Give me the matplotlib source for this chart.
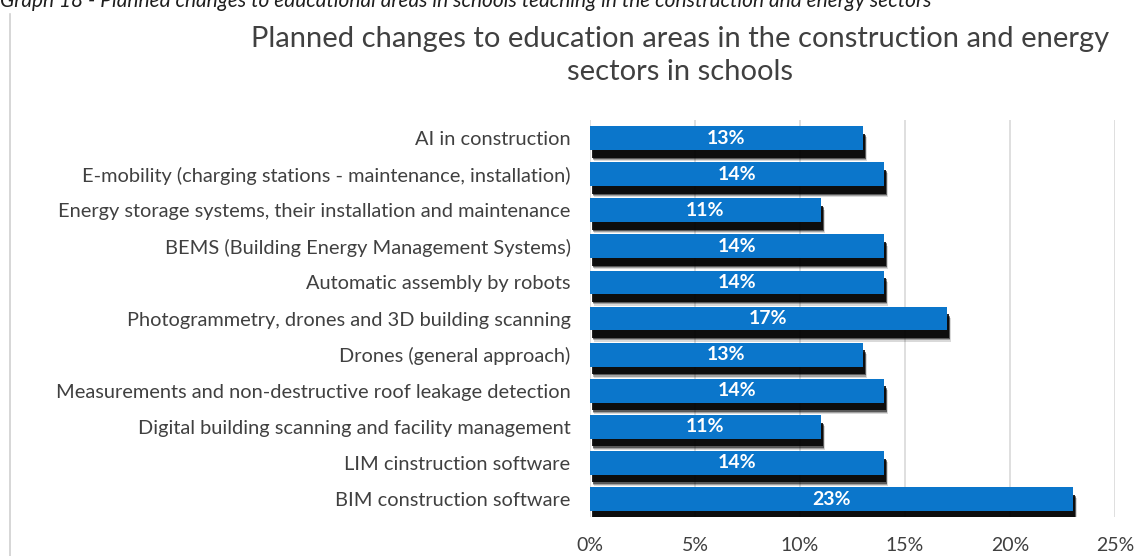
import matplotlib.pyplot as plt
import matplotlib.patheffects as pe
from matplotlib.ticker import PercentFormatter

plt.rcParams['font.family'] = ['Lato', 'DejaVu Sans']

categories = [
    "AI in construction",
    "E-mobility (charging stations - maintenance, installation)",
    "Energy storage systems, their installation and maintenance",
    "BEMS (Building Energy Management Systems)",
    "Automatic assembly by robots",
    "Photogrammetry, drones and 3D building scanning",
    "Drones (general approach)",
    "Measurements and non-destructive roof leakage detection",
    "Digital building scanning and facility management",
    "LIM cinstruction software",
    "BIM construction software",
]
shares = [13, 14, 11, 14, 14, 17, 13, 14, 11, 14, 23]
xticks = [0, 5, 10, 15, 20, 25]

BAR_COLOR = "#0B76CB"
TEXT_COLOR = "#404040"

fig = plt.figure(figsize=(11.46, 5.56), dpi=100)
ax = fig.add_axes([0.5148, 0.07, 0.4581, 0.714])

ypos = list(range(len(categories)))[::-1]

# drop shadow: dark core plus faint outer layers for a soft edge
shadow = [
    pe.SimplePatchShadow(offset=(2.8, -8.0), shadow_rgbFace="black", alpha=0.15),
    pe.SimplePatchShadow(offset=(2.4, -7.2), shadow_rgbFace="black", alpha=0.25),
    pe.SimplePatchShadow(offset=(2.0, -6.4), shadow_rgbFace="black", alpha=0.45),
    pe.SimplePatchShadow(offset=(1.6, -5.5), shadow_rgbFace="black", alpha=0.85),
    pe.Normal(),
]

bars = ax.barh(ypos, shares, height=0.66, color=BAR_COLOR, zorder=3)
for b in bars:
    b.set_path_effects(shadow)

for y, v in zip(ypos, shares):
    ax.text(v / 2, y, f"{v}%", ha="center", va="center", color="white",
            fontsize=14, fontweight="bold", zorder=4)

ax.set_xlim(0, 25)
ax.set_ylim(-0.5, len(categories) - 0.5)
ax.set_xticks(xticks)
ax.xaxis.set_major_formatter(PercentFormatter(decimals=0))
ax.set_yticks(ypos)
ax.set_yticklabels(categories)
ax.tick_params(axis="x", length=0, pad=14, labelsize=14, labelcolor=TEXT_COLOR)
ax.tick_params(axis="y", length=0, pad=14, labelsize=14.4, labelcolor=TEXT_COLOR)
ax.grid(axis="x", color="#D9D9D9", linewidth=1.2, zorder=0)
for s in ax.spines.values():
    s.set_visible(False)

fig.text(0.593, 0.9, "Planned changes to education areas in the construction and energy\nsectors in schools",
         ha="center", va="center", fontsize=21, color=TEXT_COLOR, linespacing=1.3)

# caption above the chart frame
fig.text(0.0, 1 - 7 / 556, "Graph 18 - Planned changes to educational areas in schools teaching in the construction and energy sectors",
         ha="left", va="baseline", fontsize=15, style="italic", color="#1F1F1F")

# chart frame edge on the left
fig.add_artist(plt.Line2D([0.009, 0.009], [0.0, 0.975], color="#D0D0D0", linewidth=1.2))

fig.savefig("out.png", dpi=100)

AIM OF THE TASK: Retype each line of the listing above word for word. Exclude the pictures.

ANSWER:
Give me the matplotlib source for this chart.
import matplotlib.pyplot as plt
import matplotlib.patheffects as pe
from matplotlib.ticker import PercentFormatter

plt.rcParams['font.family'] = ['Lato', 'DejaVu Sans']

categories = [
    "AI in construction",
    "E-mobility (charging stations - maintenance, installation)",
    "Energy storage systems, their installation and maintenance",
    "BEMS (Building Energy Management Systems)",
    "Automatic assembly by robots",
    "Photogrammetry, drones and 3D building scanning",
    "Drones (general approach)",
    "Measurements and non-destructive roof leakage detection",
    "Digital building scanning and facility management",
    "LIM cinstruction software",
    "BIM construction software",
]
shares = [13, 14, 11, 14, 14, 17, 13, 14, 11, 14, 23]
xticks = [0, 5, 10, 15, 20, 25]

BAR_COLOR = "#0B76CB"
TEXT_COLOR = "#404040"

fig = plt.figure(figsize=(11.46, 5.56), dpi=100)
ax = fig.add_axes([0.5148, 0.07, 0.4581, 0.714])

ypos = list(range(len(categories)))[::-1]

# drop shadow: dark core plus faint outer layers for a soft edge
shadow = [
    pe.SimplePatchShadow(offset=(2.8, -8.0), shadow_rgbFace="black", alpha=0.15),
    pe.SimplePatchShadow(offset=(2.4, -7.2), shadow_rgbFace="black", alpha=0.25),
    pe.SimplePatchShadow(offset=(2.0, -6.4), shadow_rgbFace="black", alpha=0.45),
    pe.SimplePatchShadow(offset=(1.6, -5.5), shadow_rgbFace="black", alpha=0.85),
    pe.Normal(),
]

bars = ax.barh(ypos, shares, height=0.66, color=BAR_COLOR, zorder=3)
for b in bars:
    b.set_path_effects(shadow)

for y, v in zip(ypos, shares):
    ax.text(v / 2, y, f"{v}%", ha="center", va="center", color="white",
            fontsize=14, fontweight="bold", zorder=4)

ax.set_xlim(0, 25)
ax.set_ylim(-0.5, len(categories) - 0.5)
ax.set_xticks(xticks)
ax.xaxis.set_major_formatter(PercentFormatter(decimals=0))
ax.set_yticks(ypos)
ax.set_yticklabels(categories)
ax.tick_params(axis="x", length=0, pad=14, labelsize=14, labelcolor=TEXT_COLOR)
ax.tick_params(axis="y", length=0, pad=14, labelsize=14.4, labelcolor=TEXT_COLOR)
ax.grid(axis="x", color="#D9D9D9", linewidth=1.2, zorder=0)
for s in ax.spines.values():
    s.set_visible(False)

fig.text(0.593, 0.9, "Planned changes to education areas in the construction and energy\nsectors in schools",
         ha="center", va="center", fontsize=21, color=TEXT_COLOR, linespacing=1.3)

# caption above the chart frame
fig.text(0.0, 1 - 7 / 556, "Graph 18 - Planned changes to educational areas in schools teaching in the construction and energy sectors",
         ha="left", va="baseline", fontsize=15, style="italic", color="#1F1F1F")

# chart frame edge on the left
fig.add_artist(plt.Line2D([0.009, 0.009], [0.0, 0.975], color="#D0D0D0", linewidth=1.2))

fig.savefig("out.png", dpi=100)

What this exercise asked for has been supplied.